Every time a user clicks on something in my website, the HTTP request sent by the user's browser is logged in my website's logs. So when a user goes to "Mail story to a friend" page, it will show up in the logs. And for a few days last week the logs have been showing me that there had been quite a few attempts to email some of my articles -- over 10 attempts per article, ~ 50 attempts a day. No way is my web site so popular that people would be emailing my articles by the dozen. Any time I see high numbers of anything in my logs, my first thought is, spammers. More so because I've already had a problem in the past with my website being flooded with comment spam, of which I wrote in this post. I disabled comments, but I think spammers are ingenious enough to exploit other ways of abuse.

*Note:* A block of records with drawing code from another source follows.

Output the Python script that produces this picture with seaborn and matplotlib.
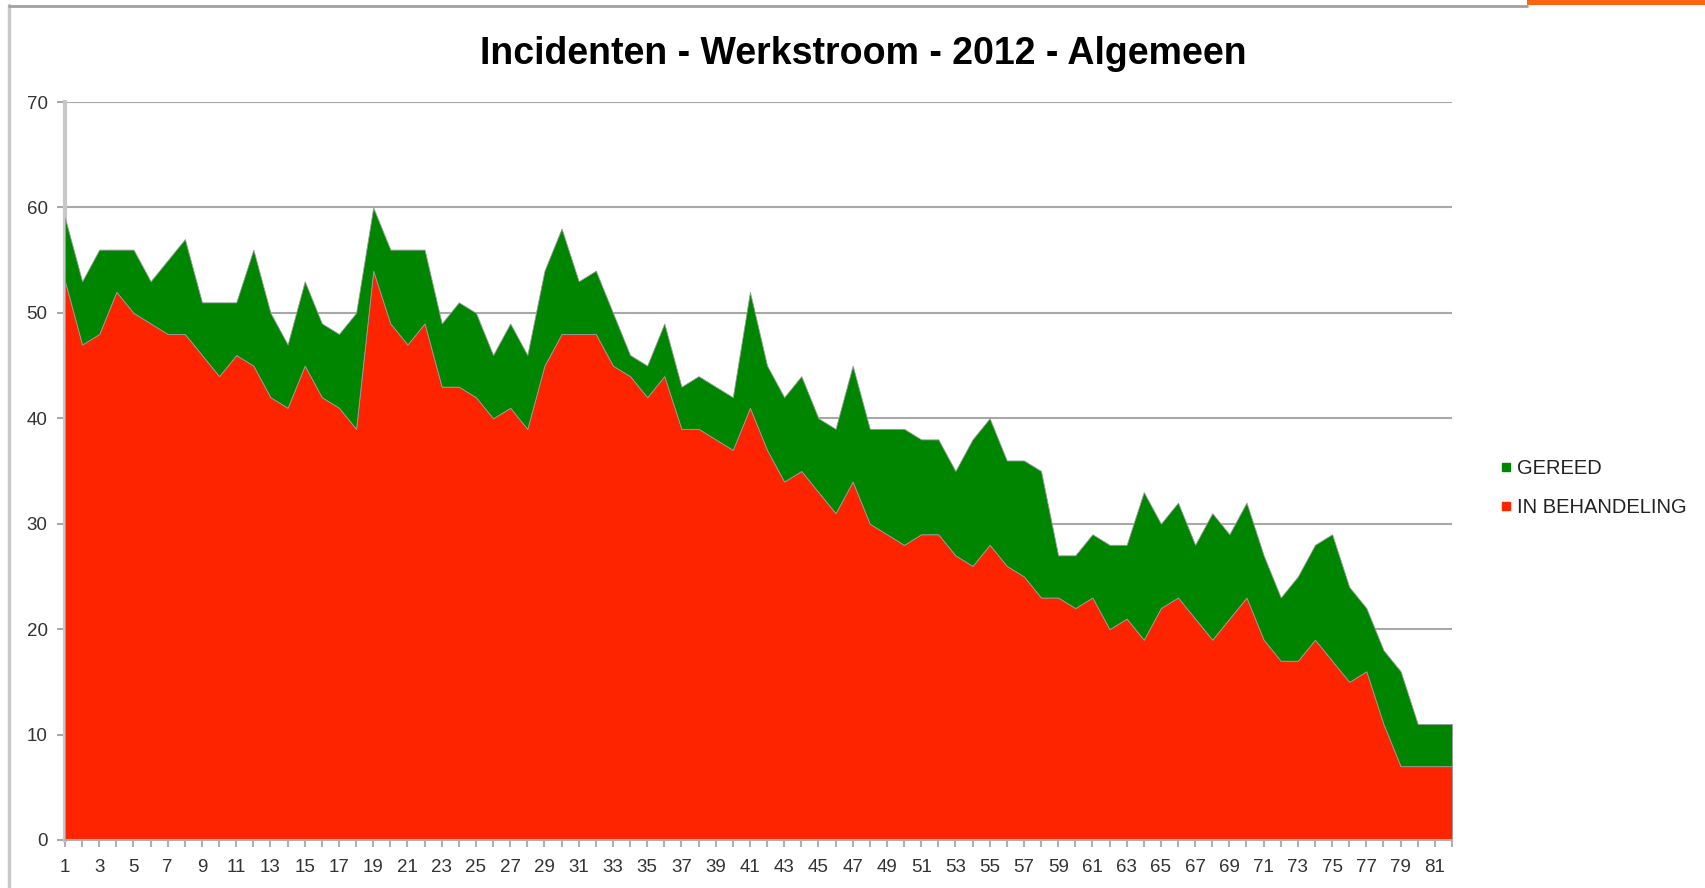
import numpy as np
import pandas as pd
import matplotlib.pyplot as plt
import seaborn as sns
from matplotlib.lines import Line2D
from matplotlib.patches import Rectangle

# data
days = list(range(1, 83))
totaal = [59, 53, 56, 56, 56, 53, 55, 57, 51, 51,
          51, 56, 50, 47, 53, 49, 48, 50, 60, 56,
          56, 56, 49, 51, 50, 46, 49, 46, 54, 58,
          53, 54, 50, 46, 45, 49, 43, 44, 43, 42,
          52, 45, 42, 44, 40, 39, 45, 39, 39, 39,
          38, 38, 35, 38, 40, 36, 36, 35, 27, 27,
          29, 28, 28, 33, 30, 32, 28, 31, 29, 32,
          27, 23, 25, 28, 29, 24, 22, 18, 16, 11,
          11, 11]
in_behandeling = [53, 47, 48, 52, 50, 49, 48, 48, 46, 44,
                  46, 45, 42, 41, 45, 42, 41, 39, 54, 49,
                  47, 49, 43, 43, 42, 40, 41, 39, 45, 48,
                  48, 48, 45, 44, 42, 44, 39, 39, 38, 37,
                  41, 37, 34, 35, 33, 31, 34, 30, 29, 28,
                  29, 29, 27, 26, 28, 26, 25, 23, 23, 22,
                  23, 20, 21, 19, 22, 23, 21, 19, 21, 23,
                  19, 17, 17, 19, 17, 15, 16, 11, 7, 7,
                  7, 7]
gereed = [t - r for t, r in zip(totaal, in_behandeling)]

colors = ['#ff2400', '#008500']

df = pd.DataFrame({'dag': days, 'IN BEHANDELING': in_behandeling, 'GEREED': gereed})

sns.set_theme(style='white')
plt.rcParams['font.family'] = ['Liberation Sans', 'DejaVu Sans']

fig = plt.figure(figsize=(17.06, 8.88), dpi=100)
ax = fig.add_axes([0.0381, 0.0541, 0.8130, 0.8310])

ax.stackplot(df['dag'], df['IN BEHANDELING'], df['GEREED'], colors=colors,
             linewidth=0.6, edgecolor='#9a9a9a', zorder=3)

ax.set_xlim(1, 82)
ax.set_ylim(0, 70)
ax.set_yticks(range(0, 71, 10))
ax.set_xticks(days, minor=True)
ax.set_xticks(days[::2])
ax.set_xticklabels([str(d) for d in days[::2]])
ax.grid(axis='y', color='#a8a8a8', linewidth=1.5, zorder=1)
ax.set_axisbelow(True)

for side in ['top', 'right']:
    ax.spines[side].set_visible(False)
ax.spines['left'].set_color('#c8c8c8')
ax.spines['left'].set_linewidth(3)
ax.spines['bottom'].set_color('#b0b0b0')
ax.spines['bottom'].set_linewidth(1.5)
ax.spines['bottom'].set_zorder(4)

ax.tick_params(axis='y', which='major', left=True, length=6, width=1.5, color='#a8a8a8',
               labelsize=13.5, labelcolor='#333333', pad=6.5)
ax.tick_params(axis='x', which='both', bottom=True, length=5, width=1.5, color='#b0b0b0',
               labelsize=13.5, labelcolor='#333333', pad=9)
ax.set_xlabel('')
ax.set_ylabel('')

fig.text(0.506, 0.939, 'Incidenten - Werkstroom - 2012 - Algemeen', ha='center', va='center',
         fontsize=27, fontweight='bold', color='black')

handles = [Line2D([], [], marker='s', linestyle='', color=colors[1], markersize=6),
           Line2D([], [], marker='s', linestyle='', color=colors[0], markersize=6)]
fig.legend(handles, ['GEREED', 'IN BEHANDELING'], loc='upper left',
           bbox_to_anchor=(0.8665, 0.503), frameon=False, fontsize=14.5,
           handletextpad=0.0, handlelength=1.0, labelspacing=0.95, labelcolor='#222222')

# page frame of the original screenshot
fig.add_artist(Line2D([0.0053, 0.0053], [0.0, 0.994], transform=fig.transFigure,
                      color='#c8c8c8', linewidth=2.5))
fig.add_artist(Line2D([0.0053, 0.895], [0.9935, 0.9935], transform=fig.transFigure,
                      color='#a0a0a0', linewidth=2))
fig.add_artist(Rectangle((0.895, 0.9943), 0.105, 0.0057, transform=fig.transFigure,
                         color='#ff6510', linewidth=0))

fig.savefig('out.png', dpi=100)
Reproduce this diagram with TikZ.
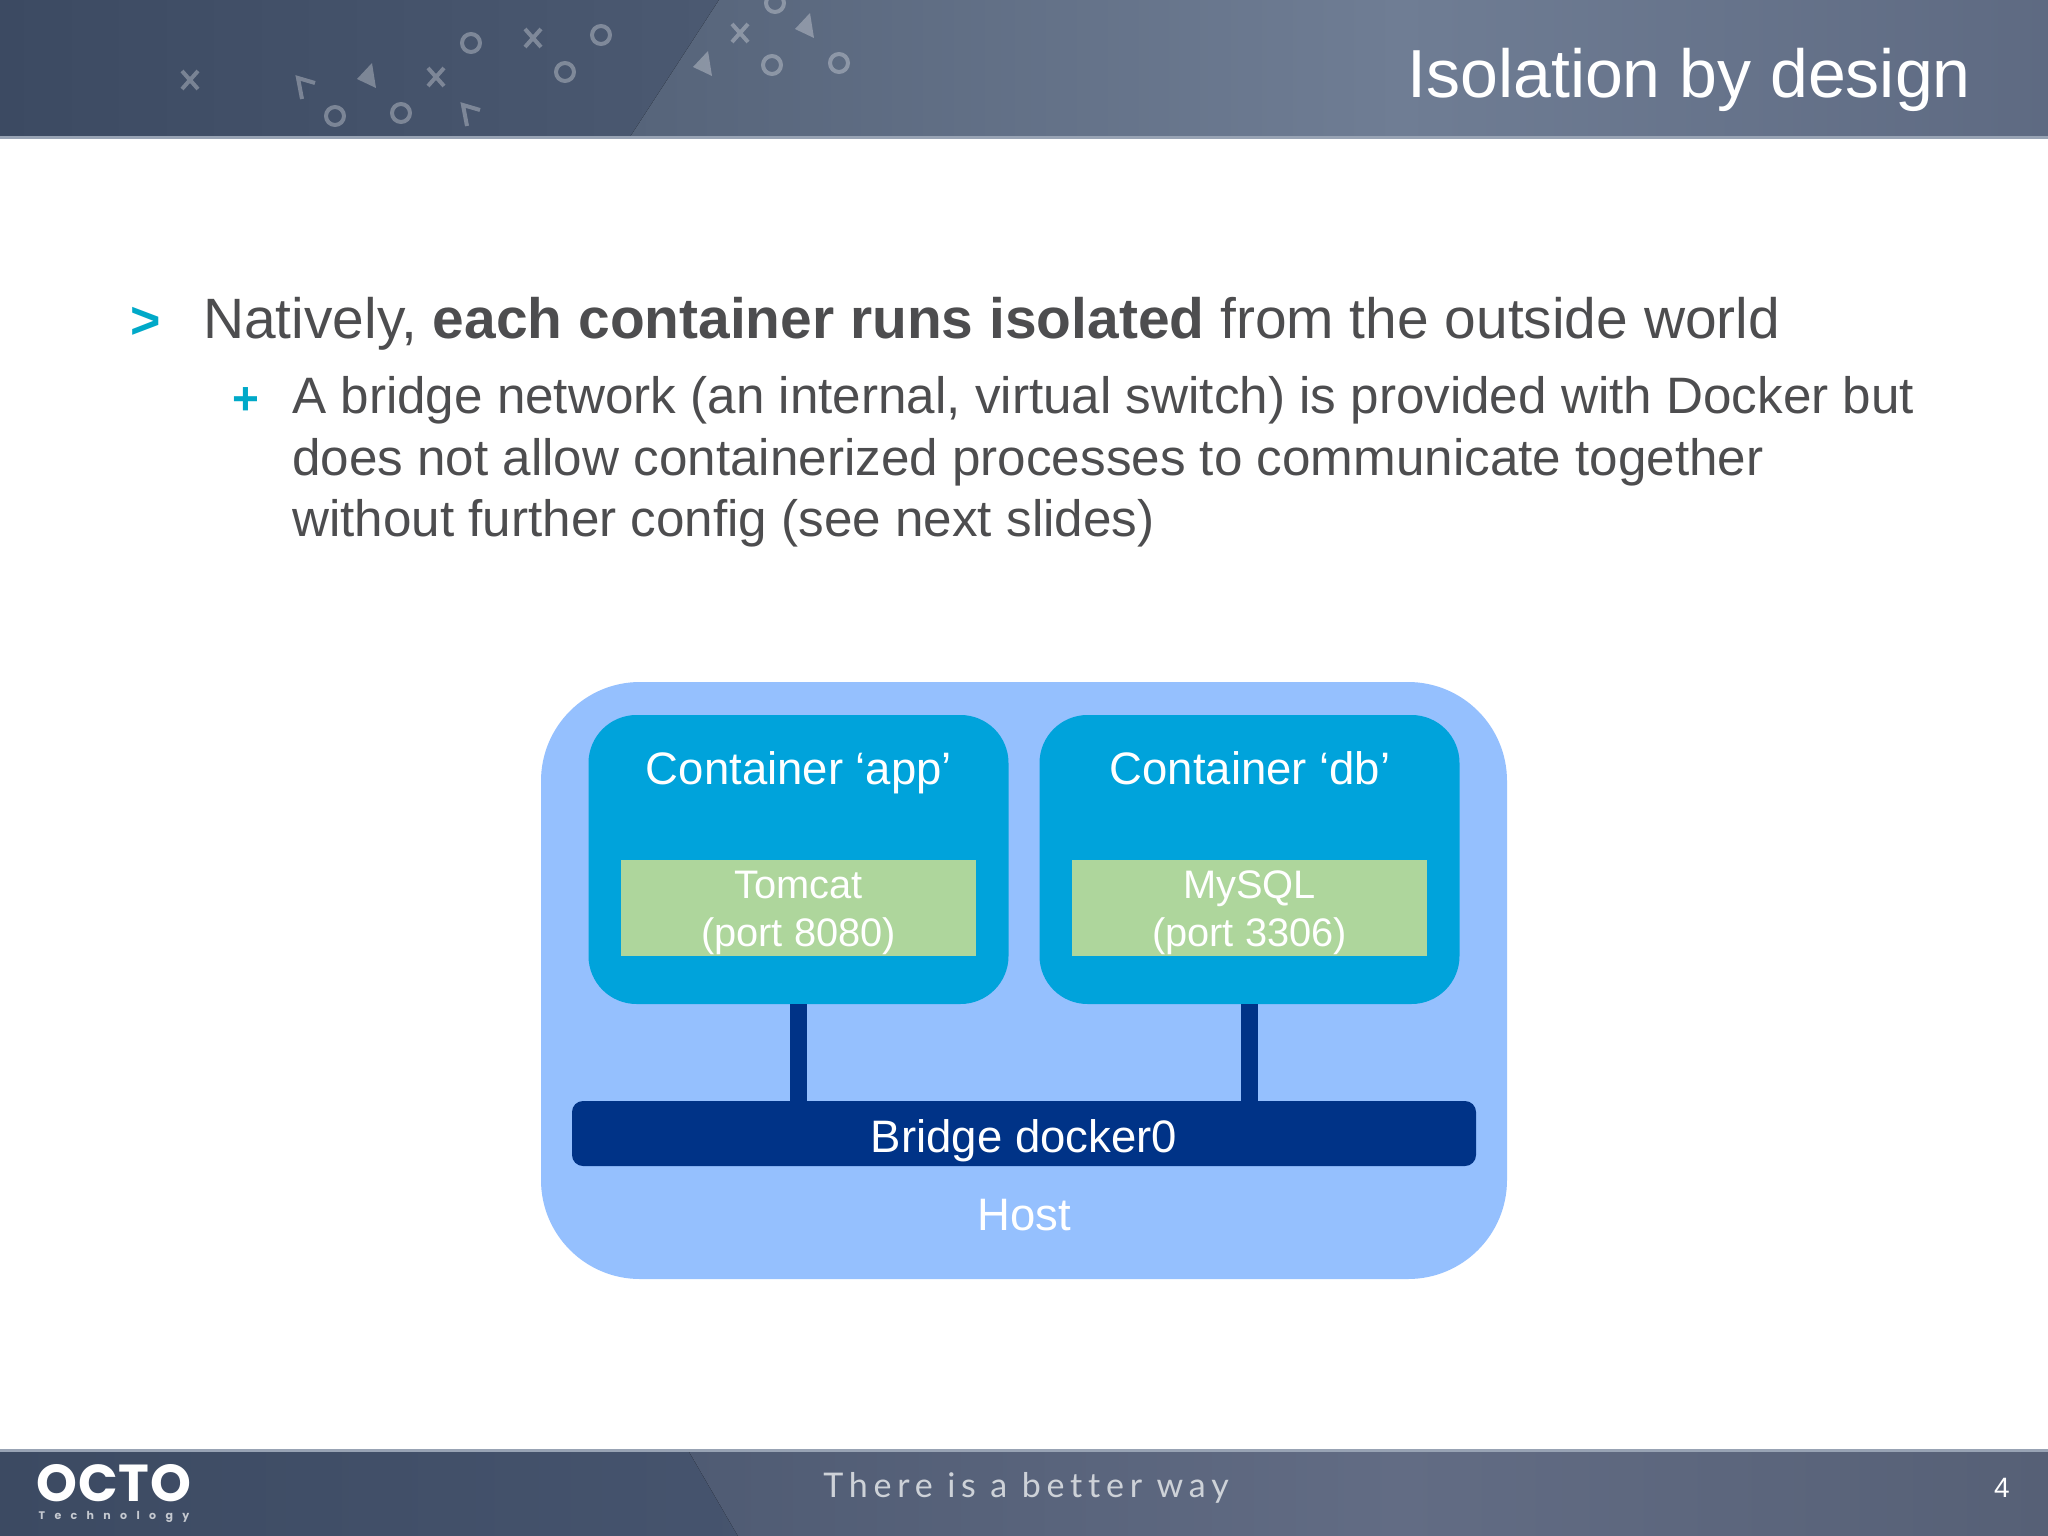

Here is what I suspect spammers were doing
What I suspect they were doing is running a program that accesses the "Mail story to a friend" page, fills in the sender and recipient addresses, fills in the personalized message field with spam content, and clicks the "Send message" button. It all can be done by a script, with no human effort. That way they may be tricking my Geeklog system into sending out spam. Two advantages of this method are that (1) the spammers are not risking that their ISP will shut them down, because the mail is not originating at their ISP; and (2) since the spam message is attached to my article, it has a chance of fooling the spam filters, because the bulk of the text -- my article -- would not appear as spam to spam filters. I've heard that one of the ways to trick Bayesian filters is to mix in spam with huge chunks of "legitimate" text.
I wasn't sure, and still am not sure if that's what was really happening, because the volume of emailing -- ~ 50 messages a day -- was been a bit too low for what you would expect from a spammer. AFAIK, spammers send out ~ 5 MILLION messages a day. At the same time, the volume I'm seeing was a bit too high for "legitimate" users. So I said in my other blog.
Then a blogger Zerolove left this comment:
Could be using multiple Geeklogs!
I use Razor2 and DCC (Distributed CheckSum) to find spam that passes bayesian filtering. If I see that your post was to x number of other users I would block it. So by using multiple Geeklogs it would be coming from multiple IP's there for not only passing Bayes but also passing Razor and DCC. So if they use 100 websites x50 emails each it would add up!
That's an even better reason to disable the "Mail story to a friend" feature, and I did so. (To be fair, the flurry of emailed stories in the logs was a one-time occurrence -- I watched the logs for about a week before disabling this feature, and I didn't notice it again.) But I decided to be on the safe side.
In any case, I can't think of a more useless feature a content management system may have. Does anyone ever use them? I mean, not on my site, but in general? When people want to forward me something interesting, they just copy and paste the link in the email message. I never got stories forwarded to me by way of "Mail this story" feature. So I conclude it is one of those things that perfectly illustrate the law of unintended (and in this case, ironic) consequences: a thing that's only marginally useful to its intended users is widely open to abuse.